#### Supplied material

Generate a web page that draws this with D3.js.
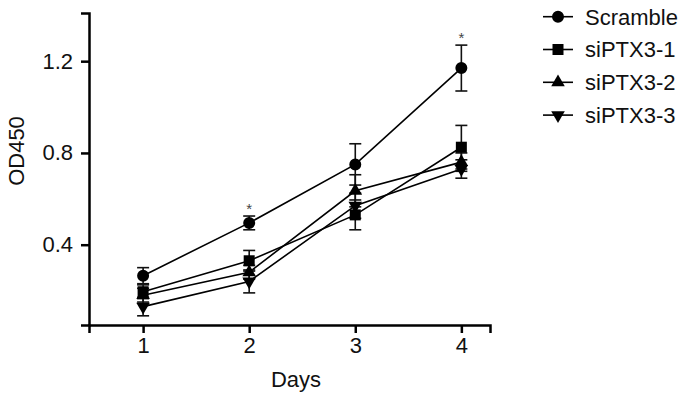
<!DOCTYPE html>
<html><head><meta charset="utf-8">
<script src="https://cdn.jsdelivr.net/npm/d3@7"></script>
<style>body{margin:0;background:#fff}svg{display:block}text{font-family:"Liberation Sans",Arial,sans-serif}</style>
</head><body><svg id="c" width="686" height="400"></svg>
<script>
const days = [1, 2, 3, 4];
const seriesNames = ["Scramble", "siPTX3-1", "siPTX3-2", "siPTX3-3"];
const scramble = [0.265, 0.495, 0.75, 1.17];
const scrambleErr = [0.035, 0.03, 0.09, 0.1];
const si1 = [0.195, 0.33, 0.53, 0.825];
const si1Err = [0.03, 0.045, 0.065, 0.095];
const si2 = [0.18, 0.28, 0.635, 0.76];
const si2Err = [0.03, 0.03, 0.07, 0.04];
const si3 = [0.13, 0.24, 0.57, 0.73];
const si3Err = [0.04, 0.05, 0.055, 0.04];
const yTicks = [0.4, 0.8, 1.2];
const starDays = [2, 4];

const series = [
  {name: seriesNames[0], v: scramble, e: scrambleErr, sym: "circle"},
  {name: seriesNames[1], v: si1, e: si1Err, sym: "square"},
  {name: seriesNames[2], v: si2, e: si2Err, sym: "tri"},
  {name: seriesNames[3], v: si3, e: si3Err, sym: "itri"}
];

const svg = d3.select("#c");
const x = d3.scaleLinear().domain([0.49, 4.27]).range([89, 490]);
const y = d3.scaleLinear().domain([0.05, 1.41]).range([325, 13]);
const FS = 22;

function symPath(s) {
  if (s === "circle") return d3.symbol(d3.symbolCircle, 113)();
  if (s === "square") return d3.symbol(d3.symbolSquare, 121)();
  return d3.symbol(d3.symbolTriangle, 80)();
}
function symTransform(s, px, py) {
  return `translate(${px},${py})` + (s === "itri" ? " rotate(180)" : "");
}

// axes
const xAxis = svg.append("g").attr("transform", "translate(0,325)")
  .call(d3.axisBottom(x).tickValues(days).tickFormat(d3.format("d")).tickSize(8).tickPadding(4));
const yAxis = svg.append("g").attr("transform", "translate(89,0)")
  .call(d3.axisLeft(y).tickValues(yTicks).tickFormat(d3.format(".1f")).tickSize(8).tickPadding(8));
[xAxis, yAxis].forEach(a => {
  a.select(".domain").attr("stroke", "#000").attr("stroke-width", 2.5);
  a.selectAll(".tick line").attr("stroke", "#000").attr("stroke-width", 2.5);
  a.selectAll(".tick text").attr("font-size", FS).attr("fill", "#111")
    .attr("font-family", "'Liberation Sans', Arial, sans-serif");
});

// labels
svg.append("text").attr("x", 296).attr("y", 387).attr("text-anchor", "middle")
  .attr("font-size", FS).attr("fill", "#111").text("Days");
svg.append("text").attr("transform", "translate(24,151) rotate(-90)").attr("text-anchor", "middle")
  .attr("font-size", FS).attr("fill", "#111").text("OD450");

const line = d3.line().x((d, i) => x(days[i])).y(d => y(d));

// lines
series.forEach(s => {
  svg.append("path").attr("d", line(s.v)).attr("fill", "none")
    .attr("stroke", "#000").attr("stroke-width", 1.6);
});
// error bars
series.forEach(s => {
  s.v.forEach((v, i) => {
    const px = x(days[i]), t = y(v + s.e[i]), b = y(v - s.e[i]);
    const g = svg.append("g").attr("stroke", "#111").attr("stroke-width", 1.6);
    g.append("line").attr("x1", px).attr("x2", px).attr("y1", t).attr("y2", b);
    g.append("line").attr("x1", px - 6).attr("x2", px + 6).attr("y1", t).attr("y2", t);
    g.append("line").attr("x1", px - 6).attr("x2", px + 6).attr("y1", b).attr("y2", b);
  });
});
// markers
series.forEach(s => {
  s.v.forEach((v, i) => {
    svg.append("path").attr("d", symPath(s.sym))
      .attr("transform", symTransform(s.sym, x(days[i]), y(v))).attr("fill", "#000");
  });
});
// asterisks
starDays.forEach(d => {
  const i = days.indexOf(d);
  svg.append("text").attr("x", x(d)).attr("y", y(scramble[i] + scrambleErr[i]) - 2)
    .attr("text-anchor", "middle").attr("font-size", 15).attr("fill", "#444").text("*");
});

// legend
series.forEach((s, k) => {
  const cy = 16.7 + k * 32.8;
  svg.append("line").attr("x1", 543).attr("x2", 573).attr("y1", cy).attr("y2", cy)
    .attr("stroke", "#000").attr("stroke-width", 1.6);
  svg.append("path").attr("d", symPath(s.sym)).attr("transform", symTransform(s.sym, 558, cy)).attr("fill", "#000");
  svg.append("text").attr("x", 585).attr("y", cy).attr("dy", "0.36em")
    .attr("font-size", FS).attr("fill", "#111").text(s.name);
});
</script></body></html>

########
#### Supplied material

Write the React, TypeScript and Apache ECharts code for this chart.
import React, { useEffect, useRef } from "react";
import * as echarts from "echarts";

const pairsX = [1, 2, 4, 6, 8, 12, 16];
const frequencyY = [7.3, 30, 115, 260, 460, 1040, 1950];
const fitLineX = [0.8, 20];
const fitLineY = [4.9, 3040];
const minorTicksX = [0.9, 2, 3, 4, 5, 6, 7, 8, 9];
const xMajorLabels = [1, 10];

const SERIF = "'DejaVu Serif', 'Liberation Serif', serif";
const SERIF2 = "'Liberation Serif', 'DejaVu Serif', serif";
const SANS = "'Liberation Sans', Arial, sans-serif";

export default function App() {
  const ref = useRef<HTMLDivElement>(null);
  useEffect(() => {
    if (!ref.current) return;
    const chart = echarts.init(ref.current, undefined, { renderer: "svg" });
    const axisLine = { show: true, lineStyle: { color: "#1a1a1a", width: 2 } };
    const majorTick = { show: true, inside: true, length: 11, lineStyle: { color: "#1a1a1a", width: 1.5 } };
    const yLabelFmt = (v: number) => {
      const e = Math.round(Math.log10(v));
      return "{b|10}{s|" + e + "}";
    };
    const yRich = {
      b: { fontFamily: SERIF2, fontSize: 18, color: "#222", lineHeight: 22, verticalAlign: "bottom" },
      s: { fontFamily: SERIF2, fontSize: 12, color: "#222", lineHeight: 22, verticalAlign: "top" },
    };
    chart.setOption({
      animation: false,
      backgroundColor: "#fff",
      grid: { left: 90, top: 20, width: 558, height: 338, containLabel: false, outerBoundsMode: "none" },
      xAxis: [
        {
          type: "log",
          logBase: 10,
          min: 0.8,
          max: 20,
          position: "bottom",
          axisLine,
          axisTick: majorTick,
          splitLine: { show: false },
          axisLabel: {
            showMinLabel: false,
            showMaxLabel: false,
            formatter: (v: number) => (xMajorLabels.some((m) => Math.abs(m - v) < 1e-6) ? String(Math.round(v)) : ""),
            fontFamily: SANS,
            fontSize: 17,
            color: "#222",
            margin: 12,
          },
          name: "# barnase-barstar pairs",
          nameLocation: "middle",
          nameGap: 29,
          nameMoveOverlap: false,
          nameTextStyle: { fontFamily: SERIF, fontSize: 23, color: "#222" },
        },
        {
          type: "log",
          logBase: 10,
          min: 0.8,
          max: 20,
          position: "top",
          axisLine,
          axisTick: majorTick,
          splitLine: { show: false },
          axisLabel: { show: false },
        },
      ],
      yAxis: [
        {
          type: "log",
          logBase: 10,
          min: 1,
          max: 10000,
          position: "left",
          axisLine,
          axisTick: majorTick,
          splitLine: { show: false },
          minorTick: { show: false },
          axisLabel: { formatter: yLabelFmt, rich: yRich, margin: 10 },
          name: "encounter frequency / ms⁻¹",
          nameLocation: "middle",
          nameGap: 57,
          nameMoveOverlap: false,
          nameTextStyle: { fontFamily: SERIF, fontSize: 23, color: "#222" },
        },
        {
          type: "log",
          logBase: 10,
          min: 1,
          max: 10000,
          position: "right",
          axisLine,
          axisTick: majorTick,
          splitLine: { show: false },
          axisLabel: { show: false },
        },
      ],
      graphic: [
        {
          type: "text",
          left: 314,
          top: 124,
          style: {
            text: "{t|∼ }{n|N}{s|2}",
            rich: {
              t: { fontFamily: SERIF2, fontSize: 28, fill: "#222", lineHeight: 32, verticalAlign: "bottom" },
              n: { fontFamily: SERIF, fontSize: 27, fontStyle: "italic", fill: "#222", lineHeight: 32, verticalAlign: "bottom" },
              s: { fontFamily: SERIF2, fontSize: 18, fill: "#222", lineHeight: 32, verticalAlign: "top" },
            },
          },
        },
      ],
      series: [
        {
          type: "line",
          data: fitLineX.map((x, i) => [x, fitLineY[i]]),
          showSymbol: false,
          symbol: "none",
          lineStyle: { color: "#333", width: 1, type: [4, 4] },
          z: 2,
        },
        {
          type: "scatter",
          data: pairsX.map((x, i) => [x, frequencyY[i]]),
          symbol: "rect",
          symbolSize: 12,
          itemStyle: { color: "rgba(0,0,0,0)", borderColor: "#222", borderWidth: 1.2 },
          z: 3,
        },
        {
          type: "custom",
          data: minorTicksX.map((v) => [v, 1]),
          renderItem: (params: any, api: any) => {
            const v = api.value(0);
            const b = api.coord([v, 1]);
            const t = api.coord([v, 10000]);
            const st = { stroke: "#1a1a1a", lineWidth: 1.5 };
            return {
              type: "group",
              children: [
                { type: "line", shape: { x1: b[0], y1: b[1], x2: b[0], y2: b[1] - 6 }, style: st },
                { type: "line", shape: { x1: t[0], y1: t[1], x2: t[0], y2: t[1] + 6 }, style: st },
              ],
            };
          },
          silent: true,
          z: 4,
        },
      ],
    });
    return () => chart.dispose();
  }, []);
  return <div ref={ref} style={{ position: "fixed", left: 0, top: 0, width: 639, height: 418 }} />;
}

########

- [Required task]
Read the lines above. Gather those in which the string "React" is found.

- [Finished task]
Write the React, TypeScript and Apache ECharts code for this chart.
import React, { useEffect, useRef } from "react";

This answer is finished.